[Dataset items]
╔══

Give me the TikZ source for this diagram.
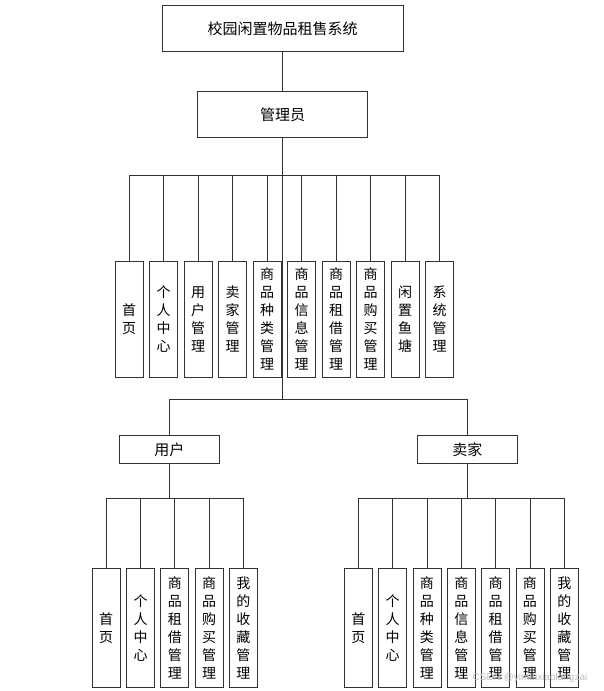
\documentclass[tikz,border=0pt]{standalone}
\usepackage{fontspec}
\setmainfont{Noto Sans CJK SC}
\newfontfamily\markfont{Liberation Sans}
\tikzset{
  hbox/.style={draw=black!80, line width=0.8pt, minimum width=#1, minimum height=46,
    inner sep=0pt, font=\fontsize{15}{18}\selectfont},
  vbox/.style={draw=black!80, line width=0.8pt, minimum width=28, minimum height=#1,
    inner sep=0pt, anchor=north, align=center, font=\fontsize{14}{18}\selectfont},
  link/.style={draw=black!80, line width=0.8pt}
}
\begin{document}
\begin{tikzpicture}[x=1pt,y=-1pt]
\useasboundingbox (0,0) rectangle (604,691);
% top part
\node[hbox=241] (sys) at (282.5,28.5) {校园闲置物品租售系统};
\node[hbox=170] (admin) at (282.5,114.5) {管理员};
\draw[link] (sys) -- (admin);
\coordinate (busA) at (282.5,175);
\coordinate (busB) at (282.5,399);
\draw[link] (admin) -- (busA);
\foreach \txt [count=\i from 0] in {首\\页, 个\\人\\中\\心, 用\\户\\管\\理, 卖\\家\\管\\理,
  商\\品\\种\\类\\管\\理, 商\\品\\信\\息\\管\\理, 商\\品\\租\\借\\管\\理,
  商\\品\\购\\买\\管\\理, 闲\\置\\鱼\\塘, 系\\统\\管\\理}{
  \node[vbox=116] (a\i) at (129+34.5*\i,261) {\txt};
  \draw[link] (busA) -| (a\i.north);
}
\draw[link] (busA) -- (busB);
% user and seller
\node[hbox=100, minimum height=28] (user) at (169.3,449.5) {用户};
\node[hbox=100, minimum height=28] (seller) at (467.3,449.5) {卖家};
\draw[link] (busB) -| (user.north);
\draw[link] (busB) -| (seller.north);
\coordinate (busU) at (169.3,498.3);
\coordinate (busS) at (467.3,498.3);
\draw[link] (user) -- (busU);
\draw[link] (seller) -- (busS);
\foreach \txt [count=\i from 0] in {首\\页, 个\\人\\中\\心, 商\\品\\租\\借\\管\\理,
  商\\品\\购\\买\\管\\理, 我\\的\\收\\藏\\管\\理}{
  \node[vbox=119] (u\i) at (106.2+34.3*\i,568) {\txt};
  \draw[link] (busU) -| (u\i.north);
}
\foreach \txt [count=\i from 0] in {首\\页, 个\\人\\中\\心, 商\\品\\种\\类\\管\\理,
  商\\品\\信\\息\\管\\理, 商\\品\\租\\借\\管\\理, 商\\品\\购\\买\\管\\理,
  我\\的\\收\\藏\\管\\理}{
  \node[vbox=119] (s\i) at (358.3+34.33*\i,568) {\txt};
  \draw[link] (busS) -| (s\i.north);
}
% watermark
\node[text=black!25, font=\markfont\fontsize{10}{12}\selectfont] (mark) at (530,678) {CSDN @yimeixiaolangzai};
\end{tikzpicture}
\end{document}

╚══
╔══

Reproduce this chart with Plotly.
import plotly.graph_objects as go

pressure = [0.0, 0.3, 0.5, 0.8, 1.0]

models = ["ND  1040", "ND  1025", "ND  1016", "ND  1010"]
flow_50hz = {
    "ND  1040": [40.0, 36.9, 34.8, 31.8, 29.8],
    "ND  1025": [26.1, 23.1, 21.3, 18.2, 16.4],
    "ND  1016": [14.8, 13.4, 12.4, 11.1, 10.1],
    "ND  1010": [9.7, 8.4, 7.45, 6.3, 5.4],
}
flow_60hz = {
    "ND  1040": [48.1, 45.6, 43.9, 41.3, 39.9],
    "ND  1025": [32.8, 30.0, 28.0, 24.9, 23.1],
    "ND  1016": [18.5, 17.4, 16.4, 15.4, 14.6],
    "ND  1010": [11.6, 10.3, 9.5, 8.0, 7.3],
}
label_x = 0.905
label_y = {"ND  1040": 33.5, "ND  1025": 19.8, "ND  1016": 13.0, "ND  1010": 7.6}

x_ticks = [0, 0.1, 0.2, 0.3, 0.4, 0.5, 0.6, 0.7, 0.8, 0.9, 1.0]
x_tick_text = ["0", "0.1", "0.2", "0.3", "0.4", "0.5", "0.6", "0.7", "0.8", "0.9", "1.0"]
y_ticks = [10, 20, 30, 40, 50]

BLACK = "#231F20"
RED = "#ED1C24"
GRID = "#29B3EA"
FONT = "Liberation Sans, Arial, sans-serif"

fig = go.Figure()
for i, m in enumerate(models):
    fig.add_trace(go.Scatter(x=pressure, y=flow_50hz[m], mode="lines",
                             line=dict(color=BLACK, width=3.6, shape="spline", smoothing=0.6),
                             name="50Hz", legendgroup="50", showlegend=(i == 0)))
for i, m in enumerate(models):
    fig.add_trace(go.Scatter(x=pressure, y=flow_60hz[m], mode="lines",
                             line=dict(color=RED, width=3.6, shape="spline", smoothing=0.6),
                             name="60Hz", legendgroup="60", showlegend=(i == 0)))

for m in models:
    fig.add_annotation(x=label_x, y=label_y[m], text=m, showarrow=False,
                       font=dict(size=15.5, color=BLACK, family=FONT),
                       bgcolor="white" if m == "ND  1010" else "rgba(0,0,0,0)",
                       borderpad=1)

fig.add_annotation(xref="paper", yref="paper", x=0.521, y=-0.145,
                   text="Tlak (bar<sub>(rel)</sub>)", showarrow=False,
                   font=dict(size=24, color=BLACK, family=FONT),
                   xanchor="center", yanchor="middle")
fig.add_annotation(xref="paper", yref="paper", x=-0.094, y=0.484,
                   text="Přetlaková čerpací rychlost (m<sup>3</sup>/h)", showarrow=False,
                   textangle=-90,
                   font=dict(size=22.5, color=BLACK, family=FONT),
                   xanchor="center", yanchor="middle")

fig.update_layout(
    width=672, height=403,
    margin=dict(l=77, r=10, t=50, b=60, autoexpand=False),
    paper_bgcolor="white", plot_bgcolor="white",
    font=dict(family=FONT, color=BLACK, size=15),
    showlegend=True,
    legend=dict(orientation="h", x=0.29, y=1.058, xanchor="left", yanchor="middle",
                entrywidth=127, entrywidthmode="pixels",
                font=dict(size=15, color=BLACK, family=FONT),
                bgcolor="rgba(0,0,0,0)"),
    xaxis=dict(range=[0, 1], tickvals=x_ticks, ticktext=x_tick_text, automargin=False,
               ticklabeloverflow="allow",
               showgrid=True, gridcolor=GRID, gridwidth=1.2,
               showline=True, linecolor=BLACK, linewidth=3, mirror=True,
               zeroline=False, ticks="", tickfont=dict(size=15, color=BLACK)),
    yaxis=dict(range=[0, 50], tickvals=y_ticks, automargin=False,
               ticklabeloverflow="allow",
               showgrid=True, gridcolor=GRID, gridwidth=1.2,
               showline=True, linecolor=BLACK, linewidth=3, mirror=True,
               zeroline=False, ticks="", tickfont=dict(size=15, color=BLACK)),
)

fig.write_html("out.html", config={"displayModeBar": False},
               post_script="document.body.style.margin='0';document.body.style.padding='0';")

╚══
╔══

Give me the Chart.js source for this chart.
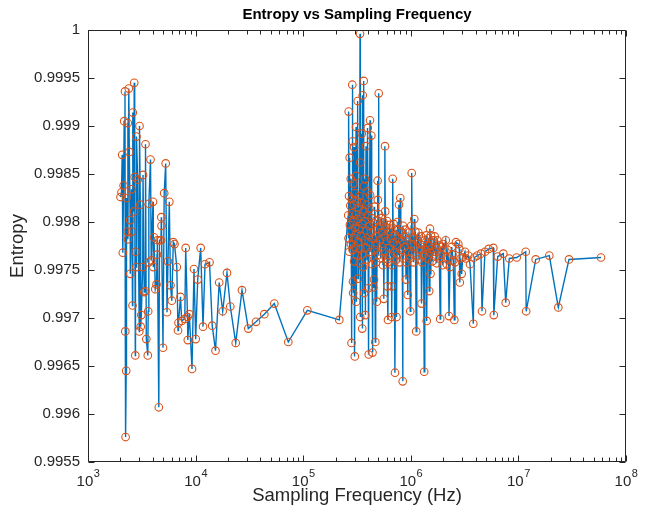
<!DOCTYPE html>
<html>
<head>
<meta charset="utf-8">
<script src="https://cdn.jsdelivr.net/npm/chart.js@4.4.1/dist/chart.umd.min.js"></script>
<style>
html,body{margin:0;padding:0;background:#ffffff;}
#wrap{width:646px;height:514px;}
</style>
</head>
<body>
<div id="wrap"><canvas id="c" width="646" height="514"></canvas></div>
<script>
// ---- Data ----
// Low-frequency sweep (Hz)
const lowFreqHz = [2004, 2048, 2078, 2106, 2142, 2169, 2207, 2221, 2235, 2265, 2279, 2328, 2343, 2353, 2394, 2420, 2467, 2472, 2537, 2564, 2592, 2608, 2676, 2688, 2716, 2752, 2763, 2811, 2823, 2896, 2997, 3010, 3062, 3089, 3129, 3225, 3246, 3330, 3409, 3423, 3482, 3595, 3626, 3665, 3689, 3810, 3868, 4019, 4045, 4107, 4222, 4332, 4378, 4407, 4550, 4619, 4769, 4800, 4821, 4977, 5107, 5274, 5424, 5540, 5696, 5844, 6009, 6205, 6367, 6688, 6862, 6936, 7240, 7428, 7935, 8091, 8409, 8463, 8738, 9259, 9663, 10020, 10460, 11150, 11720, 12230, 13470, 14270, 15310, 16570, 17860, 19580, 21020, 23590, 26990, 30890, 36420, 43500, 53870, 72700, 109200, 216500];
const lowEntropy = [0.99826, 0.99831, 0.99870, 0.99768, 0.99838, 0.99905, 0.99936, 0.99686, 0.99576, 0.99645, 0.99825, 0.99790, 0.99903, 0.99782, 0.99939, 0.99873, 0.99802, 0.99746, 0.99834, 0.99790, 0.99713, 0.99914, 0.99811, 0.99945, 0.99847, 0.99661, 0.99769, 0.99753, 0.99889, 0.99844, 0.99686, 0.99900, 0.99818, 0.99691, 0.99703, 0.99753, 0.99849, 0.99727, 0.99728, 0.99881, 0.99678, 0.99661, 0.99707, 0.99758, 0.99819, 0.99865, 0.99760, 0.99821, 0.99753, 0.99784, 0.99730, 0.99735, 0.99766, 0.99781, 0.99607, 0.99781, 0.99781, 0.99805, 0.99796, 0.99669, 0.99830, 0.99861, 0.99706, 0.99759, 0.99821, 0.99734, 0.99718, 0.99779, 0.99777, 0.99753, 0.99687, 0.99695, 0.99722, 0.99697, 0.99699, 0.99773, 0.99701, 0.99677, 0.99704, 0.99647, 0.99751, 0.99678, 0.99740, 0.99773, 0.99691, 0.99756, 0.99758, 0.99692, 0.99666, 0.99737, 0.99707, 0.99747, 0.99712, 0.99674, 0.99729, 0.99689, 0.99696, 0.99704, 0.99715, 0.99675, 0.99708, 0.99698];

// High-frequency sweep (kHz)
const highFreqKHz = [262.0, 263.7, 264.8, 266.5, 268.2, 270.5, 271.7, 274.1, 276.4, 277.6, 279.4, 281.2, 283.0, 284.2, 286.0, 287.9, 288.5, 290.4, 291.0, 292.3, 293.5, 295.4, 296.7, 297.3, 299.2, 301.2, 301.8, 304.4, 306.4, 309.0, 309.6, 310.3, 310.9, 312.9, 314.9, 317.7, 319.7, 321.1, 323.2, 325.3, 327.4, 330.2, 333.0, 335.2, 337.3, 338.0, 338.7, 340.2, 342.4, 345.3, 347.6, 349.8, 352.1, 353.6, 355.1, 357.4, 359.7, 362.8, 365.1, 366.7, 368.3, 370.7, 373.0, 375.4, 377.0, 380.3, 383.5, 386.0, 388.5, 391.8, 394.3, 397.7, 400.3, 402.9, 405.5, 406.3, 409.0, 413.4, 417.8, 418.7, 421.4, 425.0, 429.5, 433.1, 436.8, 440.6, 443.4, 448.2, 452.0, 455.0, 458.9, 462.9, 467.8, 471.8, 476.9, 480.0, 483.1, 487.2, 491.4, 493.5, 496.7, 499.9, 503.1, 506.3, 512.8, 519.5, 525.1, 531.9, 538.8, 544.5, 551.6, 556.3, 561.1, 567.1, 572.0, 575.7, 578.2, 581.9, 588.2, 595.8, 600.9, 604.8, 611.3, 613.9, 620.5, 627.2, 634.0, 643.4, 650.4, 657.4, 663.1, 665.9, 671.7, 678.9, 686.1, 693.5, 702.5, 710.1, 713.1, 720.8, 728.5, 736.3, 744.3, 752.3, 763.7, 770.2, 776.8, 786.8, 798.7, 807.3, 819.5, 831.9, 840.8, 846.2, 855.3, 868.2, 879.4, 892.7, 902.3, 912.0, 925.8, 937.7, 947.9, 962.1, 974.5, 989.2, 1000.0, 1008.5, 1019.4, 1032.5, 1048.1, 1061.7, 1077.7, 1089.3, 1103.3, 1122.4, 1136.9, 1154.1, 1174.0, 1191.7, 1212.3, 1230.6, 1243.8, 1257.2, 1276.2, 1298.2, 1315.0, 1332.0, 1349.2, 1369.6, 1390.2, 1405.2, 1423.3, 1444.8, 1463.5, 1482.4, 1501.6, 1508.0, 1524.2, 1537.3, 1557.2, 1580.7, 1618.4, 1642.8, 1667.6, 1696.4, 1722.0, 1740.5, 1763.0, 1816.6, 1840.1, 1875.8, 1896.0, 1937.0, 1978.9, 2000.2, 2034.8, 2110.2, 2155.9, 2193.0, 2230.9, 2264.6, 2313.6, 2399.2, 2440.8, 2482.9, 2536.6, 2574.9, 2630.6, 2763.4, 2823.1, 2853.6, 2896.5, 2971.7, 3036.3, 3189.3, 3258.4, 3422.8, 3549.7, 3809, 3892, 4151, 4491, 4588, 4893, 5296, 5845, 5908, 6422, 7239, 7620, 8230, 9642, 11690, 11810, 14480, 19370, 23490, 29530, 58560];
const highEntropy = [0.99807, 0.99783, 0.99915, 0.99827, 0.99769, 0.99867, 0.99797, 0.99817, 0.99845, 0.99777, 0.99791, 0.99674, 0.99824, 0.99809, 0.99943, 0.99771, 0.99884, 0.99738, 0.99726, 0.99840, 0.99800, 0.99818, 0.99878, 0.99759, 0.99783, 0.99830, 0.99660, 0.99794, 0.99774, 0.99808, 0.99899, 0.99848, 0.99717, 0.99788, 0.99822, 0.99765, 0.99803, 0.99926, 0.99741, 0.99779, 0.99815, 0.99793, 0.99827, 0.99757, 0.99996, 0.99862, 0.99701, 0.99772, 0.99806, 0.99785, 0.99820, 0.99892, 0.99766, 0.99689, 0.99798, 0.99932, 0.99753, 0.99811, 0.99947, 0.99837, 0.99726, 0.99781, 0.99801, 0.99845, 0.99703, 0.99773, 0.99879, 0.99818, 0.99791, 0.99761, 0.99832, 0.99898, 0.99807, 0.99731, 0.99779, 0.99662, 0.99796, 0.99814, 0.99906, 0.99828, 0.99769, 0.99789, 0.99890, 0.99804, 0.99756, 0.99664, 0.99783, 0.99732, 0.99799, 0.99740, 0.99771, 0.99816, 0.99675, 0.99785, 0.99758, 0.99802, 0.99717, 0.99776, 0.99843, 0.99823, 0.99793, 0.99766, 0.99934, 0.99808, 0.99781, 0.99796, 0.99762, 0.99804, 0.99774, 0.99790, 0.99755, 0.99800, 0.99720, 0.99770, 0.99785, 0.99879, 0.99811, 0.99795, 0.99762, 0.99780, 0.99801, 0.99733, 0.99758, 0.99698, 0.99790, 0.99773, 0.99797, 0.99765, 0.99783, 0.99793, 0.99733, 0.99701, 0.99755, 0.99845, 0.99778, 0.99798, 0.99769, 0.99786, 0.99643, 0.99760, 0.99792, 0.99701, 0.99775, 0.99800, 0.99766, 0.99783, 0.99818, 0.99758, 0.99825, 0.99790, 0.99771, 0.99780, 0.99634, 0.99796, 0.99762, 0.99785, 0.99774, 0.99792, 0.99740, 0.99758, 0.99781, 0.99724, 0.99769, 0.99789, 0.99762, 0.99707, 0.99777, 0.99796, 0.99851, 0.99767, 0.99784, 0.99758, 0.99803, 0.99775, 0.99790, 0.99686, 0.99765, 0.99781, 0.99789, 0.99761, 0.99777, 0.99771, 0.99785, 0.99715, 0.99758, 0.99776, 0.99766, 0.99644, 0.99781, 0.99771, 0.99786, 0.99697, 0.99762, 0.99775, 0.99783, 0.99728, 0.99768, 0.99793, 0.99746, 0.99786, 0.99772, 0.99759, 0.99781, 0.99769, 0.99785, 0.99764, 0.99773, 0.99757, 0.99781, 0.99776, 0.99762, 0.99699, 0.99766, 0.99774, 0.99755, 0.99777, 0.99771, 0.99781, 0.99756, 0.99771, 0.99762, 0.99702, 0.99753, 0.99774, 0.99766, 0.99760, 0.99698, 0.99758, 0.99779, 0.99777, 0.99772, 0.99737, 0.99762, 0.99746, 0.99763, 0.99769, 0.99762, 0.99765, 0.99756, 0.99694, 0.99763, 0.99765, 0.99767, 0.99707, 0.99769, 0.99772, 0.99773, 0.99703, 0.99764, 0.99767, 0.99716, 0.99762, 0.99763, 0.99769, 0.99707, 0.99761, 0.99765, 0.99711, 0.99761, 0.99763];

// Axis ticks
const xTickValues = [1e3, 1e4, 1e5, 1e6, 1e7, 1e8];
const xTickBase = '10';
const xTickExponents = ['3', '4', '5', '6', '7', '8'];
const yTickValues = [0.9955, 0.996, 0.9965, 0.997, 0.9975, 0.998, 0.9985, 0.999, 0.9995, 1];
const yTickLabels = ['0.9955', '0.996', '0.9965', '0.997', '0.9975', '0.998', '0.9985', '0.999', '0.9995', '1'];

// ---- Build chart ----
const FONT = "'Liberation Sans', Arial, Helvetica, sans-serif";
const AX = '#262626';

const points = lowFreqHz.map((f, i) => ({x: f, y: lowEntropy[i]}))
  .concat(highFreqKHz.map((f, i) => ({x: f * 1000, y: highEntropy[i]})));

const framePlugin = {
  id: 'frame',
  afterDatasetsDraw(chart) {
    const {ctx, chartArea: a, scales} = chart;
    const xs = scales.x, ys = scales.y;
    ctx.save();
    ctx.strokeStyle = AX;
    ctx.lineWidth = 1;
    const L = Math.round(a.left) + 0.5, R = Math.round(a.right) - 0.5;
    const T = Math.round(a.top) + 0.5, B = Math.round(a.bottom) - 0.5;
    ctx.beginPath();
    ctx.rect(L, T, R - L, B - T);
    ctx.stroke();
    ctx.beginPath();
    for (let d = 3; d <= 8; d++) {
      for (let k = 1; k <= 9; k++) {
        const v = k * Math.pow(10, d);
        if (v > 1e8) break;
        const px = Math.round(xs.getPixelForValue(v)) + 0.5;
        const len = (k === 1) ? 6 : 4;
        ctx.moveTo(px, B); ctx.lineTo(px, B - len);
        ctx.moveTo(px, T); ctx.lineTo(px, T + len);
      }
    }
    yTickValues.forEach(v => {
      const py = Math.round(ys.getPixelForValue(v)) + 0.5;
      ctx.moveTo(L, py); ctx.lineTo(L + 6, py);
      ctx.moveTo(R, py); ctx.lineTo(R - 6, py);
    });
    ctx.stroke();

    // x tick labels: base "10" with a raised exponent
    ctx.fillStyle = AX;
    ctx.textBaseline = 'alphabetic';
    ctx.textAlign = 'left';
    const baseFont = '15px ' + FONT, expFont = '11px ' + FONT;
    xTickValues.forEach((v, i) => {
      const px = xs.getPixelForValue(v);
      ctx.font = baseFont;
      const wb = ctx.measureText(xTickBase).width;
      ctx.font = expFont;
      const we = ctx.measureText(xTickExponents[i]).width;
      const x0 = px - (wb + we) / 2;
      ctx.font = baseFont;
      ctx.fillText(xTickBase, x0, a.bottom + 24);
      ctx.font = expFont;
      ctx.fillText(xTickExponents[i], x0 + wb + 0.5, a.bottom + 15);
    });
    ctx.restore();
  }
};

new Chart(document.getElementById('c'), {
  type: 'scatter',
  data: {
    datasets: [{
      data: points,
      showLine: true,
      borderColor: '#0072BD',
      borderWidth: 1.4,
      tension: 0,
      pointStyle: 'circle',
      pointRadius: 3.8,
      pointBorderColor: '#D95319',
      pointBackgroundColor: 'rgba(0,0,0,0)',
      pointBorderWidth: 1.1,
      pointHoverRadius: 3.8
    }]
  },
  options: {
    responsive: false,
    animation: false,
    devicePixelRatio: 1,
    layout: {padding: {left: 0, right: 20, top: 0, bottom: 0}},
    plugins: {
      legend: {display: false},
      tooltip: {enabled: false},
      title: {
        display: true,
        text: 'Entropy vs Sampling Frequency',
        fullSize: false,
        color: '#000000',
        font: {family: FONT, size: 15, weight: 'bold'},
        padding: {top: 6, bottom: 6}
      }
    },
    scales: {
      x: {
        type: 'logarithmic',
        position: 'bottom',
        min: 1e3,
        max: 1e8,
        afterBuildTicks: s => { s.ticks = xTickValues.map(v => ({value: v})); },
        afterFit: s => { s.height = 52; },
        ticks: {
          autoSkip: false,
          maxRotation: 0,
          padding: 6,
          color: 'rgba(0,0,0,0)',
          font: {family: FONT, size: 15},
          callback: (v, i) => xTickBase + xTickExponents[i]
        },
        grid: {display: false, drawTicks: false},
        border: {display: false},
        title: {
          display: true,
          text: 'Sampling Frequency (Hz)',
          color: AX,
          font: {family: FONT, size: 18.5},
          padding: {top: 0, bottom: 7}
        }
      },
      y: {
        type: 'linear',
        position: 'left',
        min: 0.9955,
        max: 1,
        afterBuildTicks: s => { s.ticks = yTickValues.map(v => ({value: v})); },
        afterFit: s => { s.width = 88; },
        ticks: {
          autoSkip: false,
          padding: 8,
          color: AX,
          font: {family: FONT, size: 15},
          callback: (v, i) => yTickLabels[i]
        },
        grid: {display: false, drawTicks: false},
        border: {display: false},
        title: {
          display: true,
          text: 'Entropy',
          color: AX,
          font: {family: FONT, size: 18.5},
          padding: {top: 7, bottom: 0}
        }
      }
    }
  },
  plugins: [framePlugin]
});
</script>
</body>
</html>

╚══

WORK TO DO: Reproduce each line of the entries in which the word "with" is found.

EXERCISE OUTPUT:
Reproduce this chart with Plotly.
    // x tick labels: base "10" with a raised exponent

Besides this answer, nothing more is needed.